San Francisco is encouraging private employers to close the gender gap between men and women — who still earn roughly 84 cents to every male dollar on average — while at the same time proposing pay cuts to jobs predominately held by women.
The City is at odds with its largest public employee union, Service Employees International Union Local 1021, over proposed salary “adjustments” to 16 classes of such workers. Of the 1,452 workers in these jobs, 66 percent are women, according to city data. Many are women of color and many men in these jobs also are nonwhite, union officials say, so any pay cuts erode “pay equity,” hard-won workplace gains made by women and minorities in the 1980s.
Workers doing similar jobs in other Bay Area cities earn 20 percent less than San Francisco workers, regional surveys show.
Future hires in targeted San Francisco positions would earn between 2.5 and 10 percent less than current workers under a city proposal. The lower wages would apply only to those hired after July 1, 2014.
Meanwhile on Monday, mustachioed protesters from SEIU showed up for the announcement of the Gender Equality Challenge, in which the Department on the Status of Women — which was involved in the pay equity fight in the 1980s — kicked off a campaign to encourage more gender equality in private companies with 1,000 or more employees.
A spokeswoman for the Department on the Status of Women said the city agency had no comment on the salary adjustment proposal.
The mustaches were a dig at Mayor Ed Lee, who was scheduled to attend. But Lee was a last-minute no-show; according to his spokeswoman, he was wrapped up in budget meetings.

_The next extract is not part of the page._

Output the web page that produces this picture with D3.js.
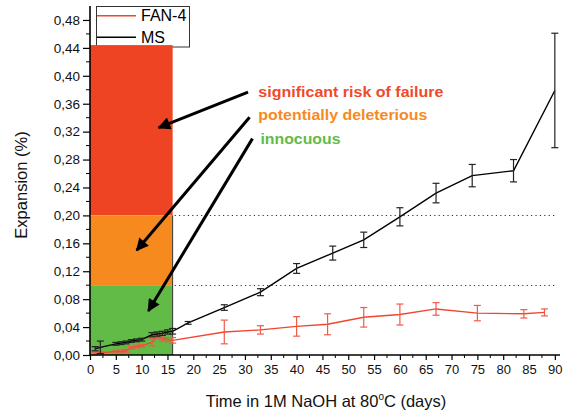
<!DOCTYPE html>
<html>
<head>
<meta charset="utf-8">
<script src="https://cdn.jsdelivr.net/npm/d3@7"></script>
<style>
  body { margin: 0; background: #fff; }
  svg { display: block; font-family: "Liberation Sans", Arial, sans-serif; }
</style>
</head>
<body>
<svg id="chart" width="566" height="414"></svg>
<script>
// days / expansion (%)
const msDays = [1, 2, 5, 6, 7, 8, 9, 10, 12, 13, 14, 15, 16, 19, 26, 33, 40, 47, 53, 60, 67, 74, 82, 90];
const msValues = [0.009, 0.011, 0.016, 0.017, 0.018, 0.020, 0.021, 0.022, 0.029, 0.030, 0.031, 0.033, 0.034,
  0.046, 0.068, 0.090, 0.124, 0.146, 0.165, 0.198, 0.232, 0.257, 0.264, 0.379];
const msErrors = [0.003, 0.009, 0.002, 0.002, 0.002, 0.002, 0.002, 0.002, 0.003, 0.003, 0.003, 0.003, 0.004,
  0.002, 0.004, 0.005, 0.007, 0.010, 0.011, 0.013, 0.014, 0.016, 0.016, 0.082];

const fanDays = [1, 2, 5, 6, 7, 8, 9, 10, 12, 13, 14, 15, 16, 26, 33, 40, 46, 53, 60, 67, 75, 84, 88];
const fanValues = [0.002, 0.003, 0.005, 0.005, 0.006, 0.010, 0.012, 0.013, 0.018, 0.026, 0.024, 0.022, 0.021,
  0.033, 0.036, 0.041, 0.044, 0.054, 0.058, 0.066, 0.060, 0.059, 0.061];
const fanErrors = [0.002, 0.002, 0.002, 0.002, 0.002, 0.002, 0.002, 0.002, 0.005, 0.003, 0.004, 0.003, 0.004,
  0.017, 0.006, 0.014, 0.015, 0.014, 0.015, 0.009, 0.011, 0.006, 0.005];

// limit zones (up to 16 days)
const zoneEnd = 16;
const zones = [
  { from: 0.2, to: 0.444, color: '#ef4423' },
  { from: 0.1, to: 0.2, color: '#f68a1f' },
  { from: 0, to: 0.1, color: '#63bb47' }
];
const limits = [0.1, 0.2];

const labels = [
  { text: 'significant risk of failure', color: '#ef4a2a', day: 32.6, value: 0.369, len: 185, arrow: [30.6, 0.3765, 13.3, 0.3257] },
  { text: 'potentially deleterious', color: '#f68a1f', day: 32.6, value: 0.336, len: 169, arrow: [30.9, 0.3406, 9.05, 0.150] },
  { text: 'innocuous', color: '#63bb47', day: 33.0, value: 0.303, len: 80, arrow: [31.45, 0.310, 11.3, 0.063] }
];

const yTicks = [0, 0.04, 0.08, 0.12, 0.16, 0.2, 0.24, 0.28, 0.32, 0.36, 0.4, 0.44, 0.48];
const xTicks = [0, 5, 10, 15, 20, 25, 30, 35, 40, 45, 50, 55, 60, 65, 70, 75, 80, 85, 90];

const svg = d3.select('#chart');
const x = d3.scaleLinear().domain([0, 91]).range([90, 560]);
const y = d3.scaleLinear().domain([0, 0.5]).range([355, 6]);

const fmt = d => d3.format('.2f')(d).replace('.', ',');

// legend (drawn first, the red zone covers its lower edge)
const legend = svg.append('g');
legend.append('rect').attr('x', 96.5).attr('y', 6.5).attr('width', 93).attr('height', 40.5)
  .attr('fill', '#fff').attr('stroke', '#333').attr('stroke-width', 1);
[['FAN-4', '#f0462e', 15.7, 21], ['MS', '#000', 37.3, 42.5]].forEach(([name, c, ly, ty]) => {
  legend.append('line').attr('x1', 97).attr('x2', 136).attr('y1', ly).attr('y2', ly)
    .attr('stroke', c).attr('stroke-width', 1.5);
  legend.append('text').attr('x', 141).attr('y', ty).attr('font-size', 16).attr('fill', '#000').text(name);
});

svg.append('g').selectAll('rect').data(zones).join('rect')
  .attr('x', x(0)).attr('width', x(zoneEnd) - x(0))
  .attr('y', d => y(d.to)).attr('height', d => y(d.from) - y(d.to))
  .attr('fill', d => d.color);

svg.append('line').attr('x1', x(zoneEnd)).attr('x2', x(zoneEnd)).attr('y1', y(0)).attr('y2', y(0.2))
  .attr('stroke', '#333').attr('stroke-width', 1);

svg.append('g').selectAll('line').data(limits).join('line')
  .attr('x1', x(zoneEnd) + 2).attr('x2', x(90)).attr('y1', d => Math.round(y(d)) + 0.5).attr('y2', d => Math.round(y(d)) + 0.5)
  .attr('stroke', '#333').attr('stroke-width', 1.1).attr('stroke-dasharray', '1.2,3.2');

// series
const drawSeries = (days, values, errors, lineColor, barColor) => {
  const pts = days.map((d, i) => ({ d: d, v: values[i], e: errors[i] }));
  const g = svg.append('g');
  g.append('path').datum(pts)
    .attr('d', d3.line().x(p => x(p.d)).y(p => y(p.v)))
    .attr('fill', 'none').attr('stroke', lineColor).attr('stroke-width', 1.4);
  const bars = g.selectAll('g').data(pts).join('g').attr('stroke', barColor).attr('stroke-width', 1.2);
  bars.append('line').attr('x1', p => x(p.d)).attr('x2', p => x(p.d))
    .attr('y1', p => y(p.v - p.e)).attr('y2', p => y(p.v + p.e));
  bars.append('line').attr('x1', p => x(p.d) - 3.5).attr('x2', p => x(p.d) + 3.5)
    .attr('y1', p => y(p.v - p.e)).attr('y2', p => y(p.v - p.e));
  bars.append('line').attr('x1', p => x(p.d) - 3.5).attr('x2', p => x(p.d) + 3.5)
    .attr('y1', p => y(p.v + p.e)).attr('y2', p => y(p.v + p.e));
};
drawSeries(fanDays, fanValues, fanErrors, '#f0462e', '#f15a48');
drawSeries(msDays, msValues, msErrors, '#000', '#222');

// annotations
svg.append('defs').append('marker').attr('id', 'head')
  .attr('viewBox', '0 0 10 10').attr('refX', 9).attr('refY', 5)
  .attr('markerWidth', 5).attr('markerHeight', 4.2).attr('markerUnits', 'strokeWidth')
  .attr('orient', 'auto')
  .append('path').attr('d', 'M0,0L10,5L0,10Z').attr('fill', '#000');

const ann = svg.append('g');
ann.selectAll('line').data(labels).join('line')
  .attr('x1', d => x(d.arrow[0])).attr('y1', d => y(d.arrow[1]))
  .attr('x2', d => x(d.arrow[2])).attr('y2', d => y(d.arrow[3]))
  .attr('stroke', '#000').attr('stroke-width', 3).attr('marker-end', 'url(#head)');
ann.selectAll('text').data(labels).join('text')
  .attr('x', d => x(d.day)).attr('y', d => y(d.value))
  .attr('font-size', 15).attr('font-weight', 'bold')
  .attr('textLength', d => d.len).attr('lengthAdjust', 'spacingAndGlyphs')
  .attr('fill', d => d.color).text(d => d.text);

// axes
const yAxis = svg.append('g').attr('transform', 'translate(' + x(0) + ',0)')
  .call(d3.axisLeft(y).tickValues(yTicks).tickFormat(fmt).tickSize(7).tickPadding(3));
yAxis.append('g').selectAll('line').data(d3.range(0.02, 0.5, 0.04)).join('line')
  .attr('x1', -4).attr('x2', 0).attr('y1', d => y(d)).attr('y2', d => y(d)).attr('stroke', '#000');
const xAxis = svg.append('g').attr('transform', 'translate(0,' + y(0) + ')')
  .call(d3.axisBottom(x).tickValues(xTicks).tickSize(5).tickPadding(5));
xAxis.append('g').selectAll('line').data(d3.range(2.5, 90, 5)).join('line')
  .attr('x1', d => x(d)).attr('x2', d => x(d)).attr('y1', 0).attr('y2', 3).attr('stroke', '#000');

[yAxis, xAxis].forEach(a => {
  a.select('.domain').attr('stroke-width', 1.6);
  a.selectAll('.tick line').attr('stroke-width', 1.2);
  a.selectAll('text').attr('font-family', '"Liberation Sans", Arial, sans-serif').attr('fill', '#111');
});
yAxis.select('.domain').attr('d', 'M0,' + y(0) + 'V' + y(0.5));
xAxis.select('.domain').attr('d', 'M' + x(0) + ',0H' + x(91));
yAxis.selectAll('text').attr('font-size', 13.5);
xAxis.selectAll('text').attr('font-size', 13);

// axis titles
const xt = svg.append('text').attr('x', 326).attr('y', 407).attr('text-anchor', 'middle')
  .attr('font-size', 16.5).attr('fill', '#111');
xt.append('tspan').text('Time in 1M NaOH at 80');
xt.append('tspan').attr('font-size', 10).attr('dy', -7).text('o');
xt.append('tspan').attr('dy', 7).text('C (days)');

svg.append('text').attr('transform', 'translate(27,185) rotate(-90)').attr('text-anchor', 'middle')
  .attr('font-size', 16.5).attr('fill', '#111').text('Expansion (%)');
</script>
</body>
</html>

“If The City is going to challenge the private sector to do the right thing by its female workers, we need to make sure we’re doing the same thing,” said Supervisor David Campos, who added that the union “has a point” in saying the wage adjustments affect mostly women and minorities.

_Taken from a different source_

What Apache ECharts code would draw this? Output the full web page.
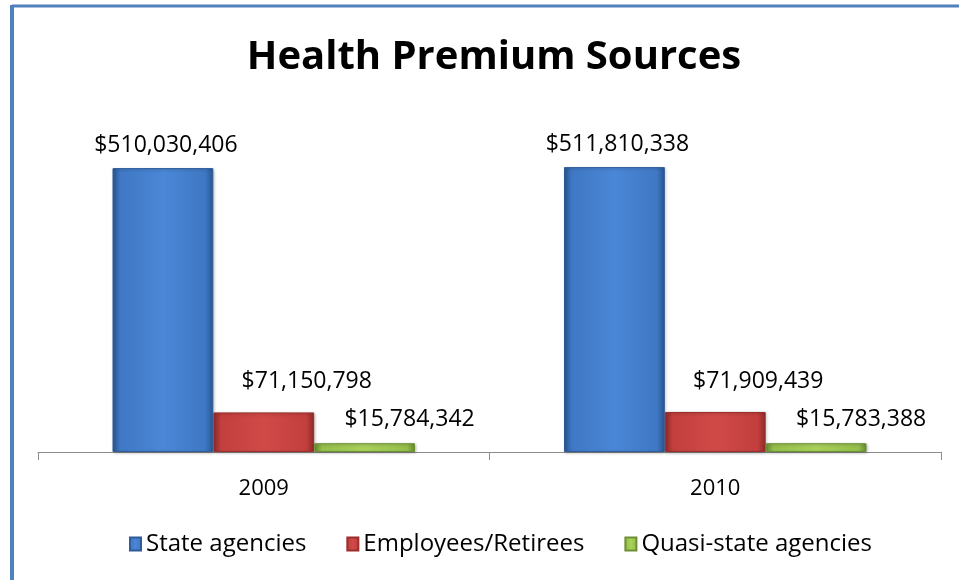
<!DOCTYPE html>
<html><head><meta charset="utf-8">
<script src="https://cdn.jsdelivr.net/npm/echarts@6/dist/echarts.min.js"></script>
<style>html,body{margin:0;padding:0;background:#fff}#c{width:959px;height:580px}</style>
</head><body><div id="c"></div>
<script>
const categories = ['2009', '2010'];
const stateAgencies = [510030406, 511810338];
const employeesRetirees = [71150798, 71909439];
const quasiStateAgencies = [15784342, 15783388];
const seriesNames = ['State agencies', 'Employees/Retirees', 'Quasi-state agencies'];

const FONT = '"Open Sans", "Noto Sans", sans-serif';
function fmt(v){ return '$' + v.toLocaleString('en-US'); }
function grad(light, mid, dark){
  return {type:'linear', x:0, y:0, x2:1, y2:0, colorStops:[
    {offset:0, color:dark},{offset:0.08, color:mid},{offset:0.5, color:light},{offset:0.92, color:mid},{offset:1, color:dark}]};
}
const styles = [
  {fill:grad('#4a87d6','#3f78c4','#2a5590'), border:'#2f5d99', dist:11, off:[3,0]},
  {fill:grad('#d04a48','#c23f3d','#8f2b2a'), border:'#9a2f2d', dist:19, off:[43,0]},
  {fill:grad('#a8d25a','#94c04b','#6a8c33'), border:'#6f8f35', dist:12, off:[45,0]}
];
const data = [stateAgencies, employeesRetirees, quasiStateAgencies];

const chart = echarts.init(document.getElementById('c'), null, {renderer:'canvas'});
chart.setOption({
  animation:false,
  title:{text:'Health Premium Sources', left:489, textAlign:'center', top:33,
    textStyle:{fontFamily:FONT, fontWeight:'bold', fontSize:40, color:'#000'}},
  legend:{bottom:19, left:124, itemWidth:11, itemHeight:13, itemGap:40,
    textStyle:{fontFamily:FONT, fontSize:24, color:'#000'}, icon:'rect'},
  grid:{left:38, right:18, top:118, bottom:128},
  xAxis:{type:'category', data:categories,
    axisLine:{lineStyle:{color:'#8c8c8c', width:1}},
    axisTick:{show:true, interval:0, length:8, lineStyle:{color:'#8c8c8c'}},
    axisLabel:{fontFamily:FONT, fontSize:22, color:'#000', margin:26}},
  yAxis:{type:'value', min:0, max:600000000, show:false, splitLine:{show:false}},
  graphic:[
    {type:'line', shape:{x1:12, y1:6, x2:959, y2:6}, style:{stroke:'#4f81bd', lineWidth:3}},
    {type:'line', shape:{x1:12, y1:5, x2:12, y2:580}, style:{stroke:'#4f81bd', lineWidth:4}}
  ],
  series: seriesNames.map((n,i)=>({
    name:n, type:'bar', data:data[i], barGap:'0%', barCategoryGap:'33%',
    itemStyle:{color:styles[i].fill, borderColor:styles[i].border, borderWidth:1,
      shadowColor:'rgba(0,0,0,0.25)', shadowBlur:3, shadowOffsetX:1, shadowOffsetY:1},
    label:{show:true, position:'top', distance:styles[i].dist, offset:styles[i].off,
      formatter:p=>fmt(p.value), fontFamily:FONT, fontSize:23, color:'#000'}
  }))
});
</script></body></html>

Exact salary savings would be determined by how many current employees retire or otherwise leave their jobs, according to Susan Gard, chief of policy for the Human Resources Department. There are roughly “a few dozen” openings in these jobs every year, for which “hundreds” of people apply, Gard said.

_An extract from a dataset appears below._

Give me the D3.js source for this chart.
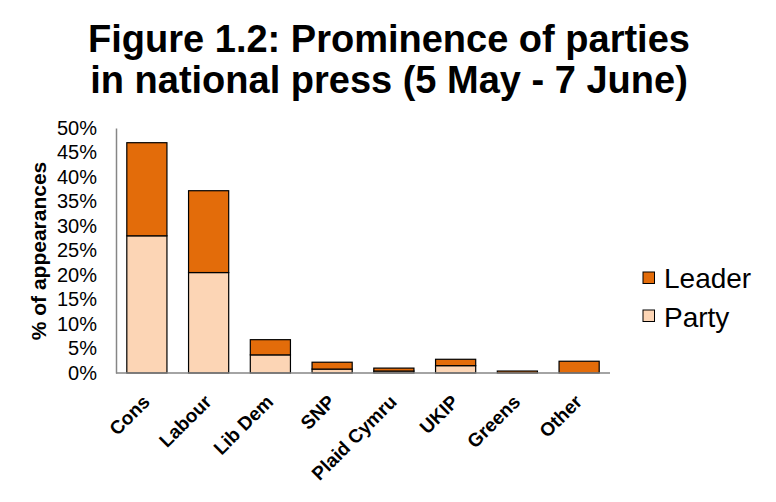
<!DOCTYPE html>
<html><head><meta charset="utf-8">
<script src="https://cdn.jsdelivr.net/npm/d3@7"></script>
<style>body{margin:0;background:#fff;}svg{display:block;font-family:"Liberation Sans",Arial,sans-serif;}</style>
</head><body>
<svg id="c" width="776" height="502"></svg>
<script>
const categories = ["Cons","Labour","Lib Dem","SNP","Plaid Cymru","UKIP","Greens","Other"];
const partyValues = [28, 20.5, 3.7, 0.8, 0.4, 1.5, 0, 0];
const leaderValues = [19, 16.7, 3.1, 1.4, 0.6, 1.3, 0.4, 2.4];
const yTicks = [0,5,10,15,20,25,30,35,40,45,50];
const seriesNames = ["Party","Leader"];
const colors = {Party:"#FCD5B5", Leader:"#E36C0A"};

const svg = d3.select("#c");
const m = {left:116, right:610, top:128, bottom:373};
const x = d3.scaleBand().domain(categories).range([m.left, m.right]).paddingInner(0.35).paddingOuter(0.175);
const y = d3.scaleLinear().domain([0,50]).range([m.bottom, m.top]);

const rows = categories.map((c,i)=>({cat:c, Party:partyValues[i], Leader:leaderValues[i]}));
const stack = d3.stack().keys(seriesNames)(rows);

// title
const title = svg.append("text").attr("text-anchor","middle").attr("font-weight","bold").attr("font-size",38).attr("fill","#000");
title.append("tspan").attr("x",389).attr("y",52).text("Figure 1.2: Prominence of parties");
title.append("tspan").attr("x",389).attr("y",92.5).text("in national press (5 May - 7 June)");

// bars
svg.append("g").selectAll("g").data(stack).join("g")
  .attr("fill", d=>colors[d.key])
  .selectAll("rect").data(d=>d.filter(s=>s[1]-s[0]>0)).join("rect")
  .attr("x", d=>x(d.data.cat))
  .attr("width", x.bandwidth())
  .attr("y", d=>y(d[1]))
  .attr("height", d=>y(d[0])-y(d[1]))
  .attr("stroke","#000").attr("stroke-width",1.2);

// axes
const yAxis = svg.append("g").attr("transform",`translate(${m.left},0)`)
  .call(d3.axisLeft(y).tickValues(yTicks).tickFormat(d=>d+"%").tickSize(0).tickPadding(19));
yAxis.select(".domain").attr("stroke","#868686").attr("stroke-width",1.5);
yAxis.selectAll("text").attr("font-size",20).attr("font-family","'Liberation Sans',Arial,sans-serif").attr("fill","#000");

const xAxis = svg.append("g").attr("transform",`translate(0,${m.bottom})`)
  .call(d3.axisBottom(x).tickSize(0).tickFormat(""));
xAxis.select(".domain").attr("stroke","#868686").attr("stroke-width",1.5).attr("d",`M${m.left},0H${m.right}`);

svg.append("g").selectAll("text").data(categories).join("text")
  .attr("transform", d=>`translate(${x(d)+x.bandwidth()/2+4},${m.bottom+30}) rotate(-45)`)
  .attr("text-anchor","end")
  .attr("font-size",19).attr("font-weight","bold").text(d=>d);

// y title
svg.append("text").attr("transform","translate(46,251) rotate(-90)")
  .attr("text-anchor","middle").attr("font-size",21).attr("font-weight","bold").text("% of appearances");

// legend
const leg = svg.append("g");
[["Leader",272,288],["Party",310,327]].forEach(([k,yy,ty])=>{
  leg.append("rect").attr("x",643).attr("y",yy).attr("width",11.5).attr("height",11.5)
    .attr("fill",colors[k]).attr("stroke","#000").attr("stroke-width",1);
  leg.append("text").attr("x",664).attr("y",ty).attr("font-size",28).text(k);
});
</script>
</body></html>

Union officials accused The City of negotiating in bad faith. Larry Bradshaw, SEIU’s vice president, said the union withdrew its wage increase requests in exchange for The City withdrawing its wage cut proposals. Gard staunchly denied the existence of any such quid pro quo agreement.
The City had originally identified more than 40 classes of workers for the wage adjustments. Several job classifications also are due raises under The City’s proposal.
The worker wages are now in the hands of an arbitrator, who is expected to issue a decision by May 1.